The orchestra is delighted to have pianist Simon Callaghan back with them. He is in much demand internationally as a soloist and chamber musician.
His intelligent and compelling performances both on the concert platform and in the recording studio are earning him a reputation as an exciting and versatile young artist.
His recent performances include a chamber music tour of South Korea, a début with the Royal Liverpool Philharmonic Orchestra, a gala concert with English National Opera principals plus appearances on ITV and BBC Television.
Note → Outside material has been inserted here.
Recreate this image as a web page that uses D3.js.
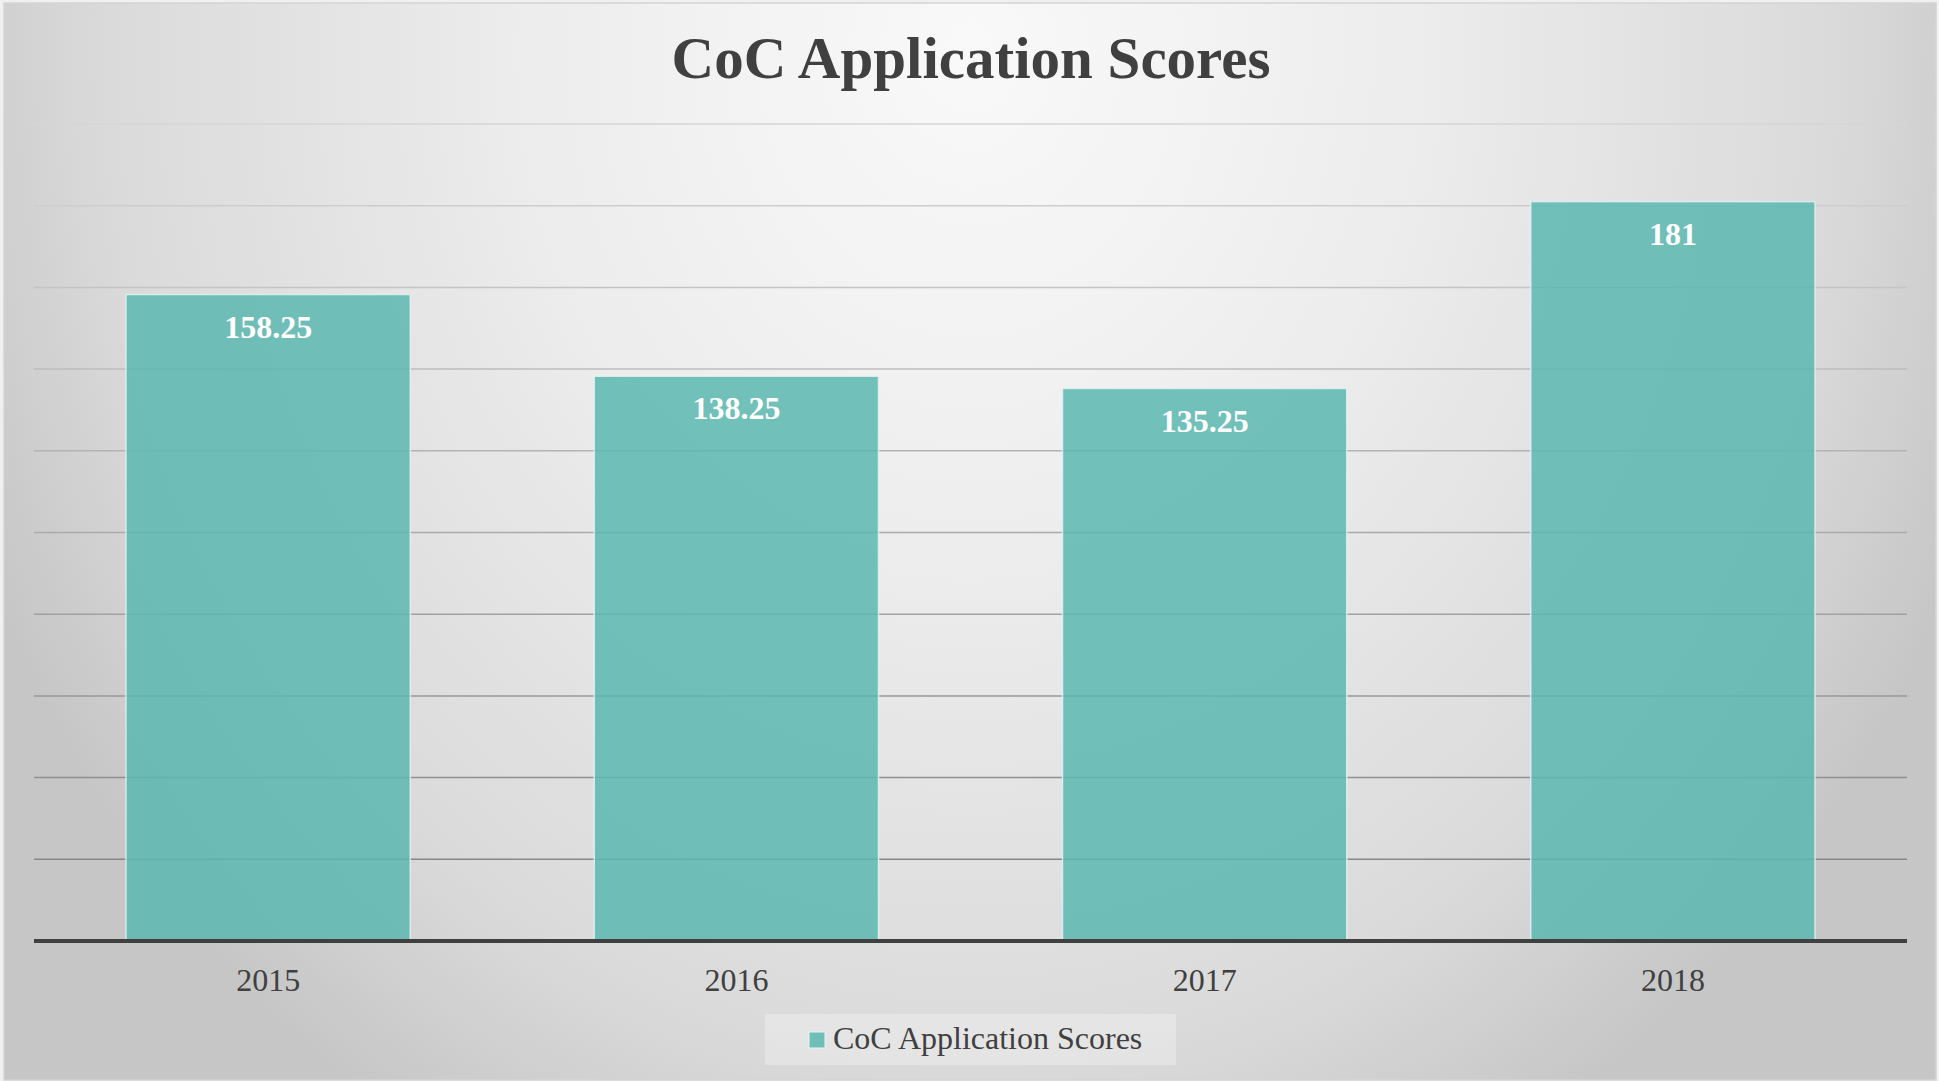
<!DOCTYPE html>
<html><head><meta charset="utf-8">
<script src="https://cdn.jsdelivr.net/npm/d3@7"></script>
<style>html,body{margin:0;padding:0;background:#f0f0f0;overflow:hidden}</style>
</head><body><svg id="c" width="1939" height="1081"></svg>
<script>
const categories = ["2015", "2016", "2017", "2018"];
const scores = [158.25, 138.25, 135.25, 181];
const yTicks = [0, 20, 40, 60, 80, 100, 120, 140, 160, 180, 200];
const seriesName = "CoC Application Scores";
const chartTitle = "CoC Application Scores";

const svg = d3.select("#c");
const W = 1939, H = 1081;
const plot = {left: 34, right: 1907, top: 124, bottom: 941};
const serif = "'Liberation Serif','Times New Roman',serif";

const defs = svg.append("defs");
const rg = defs.append("radialGradient").attr("id", "bg")
  .attr("cx", 0.5).attr("cy", 0.02).attr("r", 0.56)
  .attr("gradientTransform", "translate(0.5,0) scale(1,2.1) translate(-0.5,0)");
[[0, "#f9f9f9"], [0.4, "#ededed"], [0.8, "#dadada"], [0.9, "#d0d0d0"], [1, "#c6c6c6"]]
  .forEach(([o, c]) => rg.append("stop").attr("offset", o).attr("stop-color", c));

svg.append("rect").attr("x", 4).attr("y", 3).attr("width", 1932).attr("height", 1077)
  .attr("fill", "url(#bg)").attr("stroke", "#d4d4d4").attr("stroke-width", 1.5);

const x = d3.scaleBand().domain(categories).range([plot.left, plot.right])
  .paddingInner(0.393).paddingOuter(0.1965);
const y = d3.scaleLinear().domain([0, 200]).range([plot.bottom, plot.top]);
const gridColor = d3.scaleLinear().domain([0, 200]).range(["#7e7e7e", "#d6d6d6"]);

// gridlines
svg.append("g").selectAll("line").data(yTicks.filter(t => t > 0)).join("line")
  .attr("x1", plot.left).attr("x2", plot.right)
  .attr("y1", d => y(d)).attr("y2", d => y(d))
  .attr("stroke", d => gridColor(d)).attr("stroke-width", 1.5);

// bars
svg.append("g").selectAll("rect").data(scores).join("rect")
  .attr("x", (d, i) => x(categories[i]))
  .attr("width", x.bandwidth())
  .attr("y", d => y(d))
  .attr("height", d => y(0) - y(d))
  .attr("fill", "#5cb7b0").attr("fill-opacity", 0.85)
  .attr("stroke", "#e6f4f2").attr("stroke-opacity", 0.8).attr("stroke-width", 1.5);

// axis baseline via d3 axis
const xAxis = svg.append("g").attr("transform", `translate(0,${plot.bottom})`)
  .call(d3.axisBottom(x).tickSize(0).tickPadding(0));
xAxis.select(".domain").attr("stroke", "#404040").attr("stroke-width", 4)
  .attr("d", `M${plot.left},0H${plot.right}`);
xAxis.selectAll(".tick text")
  .attr("y", 50).attr("dy", null)
  .attr("fill", "#404040").style("font-family", serif).style("font-size", "32px");

// data labels
svg.append("g").selectAll("text").data(scores).join("text")
  .attr("x", (d, i) => x(categories[i]) + x.bandwidth() / 2)
  .attr("y", d => y(d) + 43)
  .attr("text-anchor", "middle")
  .attr("fill", "#ffffff").style("font-family", serif).style("font-weight", "bold")
  .style("font-size", "32px")
  .text(d => d);

// title
svg.append("text").attr("x", 971).attr("y", 78).attr("text-anchor", "middle")
  .attr("fill", "#404040").style("font-family", serif).style("font-weight", "bold")
  .style("font-size", "59px").text(chartTitle);

// legend
const lg = svg.append("g");
lg.append("rect").attr("x", 765).attr("y", 1014).attr("width", 411).attr("height", 51)
  .attr("fill", "#ffffff").attr("fill-opacity", 0.28);
lg.append("rect").attr("x", 809).attr("y", 1032).attr("width", 16).attr("height", 16)
  .attr("fill", "#5cb7b0").attr("fill-opacity", 0.85)
  .attr("stroke", "#e6f4f2").attr("stroke-width", 1);
lg.append("text").attr("x", 833).attr("y", 1049)
  .attr("fill", "#404040").style("font-family", serif).style("font-size", "32px")
  .text(seriesName);
</script>
</body></html>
He has also broadcast on BBC Radio.
Simon Callaghan is equally at home performing the mainstream repertoire as in lesser-known pieces, frequently presenting works by Sterndale Bennett, Parry and Kapustin in his recital programmes.
Simon studied at Chetham’s School of Music with Bernard Roberts and then won a full scholarship to study with Yonty Solomon at the Royal College of Music.
He graduated with first class honours, won numerous prizes and has continued winning prizes both in this country and abroad.
His diary for the season is busy with collaborations with cellist Tim Hugh (London Symphony Orchestra), the Maggini, Barbirolli and Sacconi Quartets and the actors Timothy West and Prunella Scales.
Simon will also record a disc of Delius two-piano music with Hiroaki Takenouchi for SOMM and will perform concertos by Chopin, Gershwin, Grieg, Medtner, Saint-Saens, Prokofiev and Rachmaninov, as well as solo and chamber recitals throughout the UK.
Tickets for next Saturday’s concert are £15.00 to £10.00 (concessions £7.50) from Kirklees box offices on 01484 223200.
As with all SPO concerts, children accompanied by adults are admitted free to the area and gallery.
Arrive early for the concert (6.30pm) and hear Ben Ellin lead a discussion about the evening’s music in the main concert hall.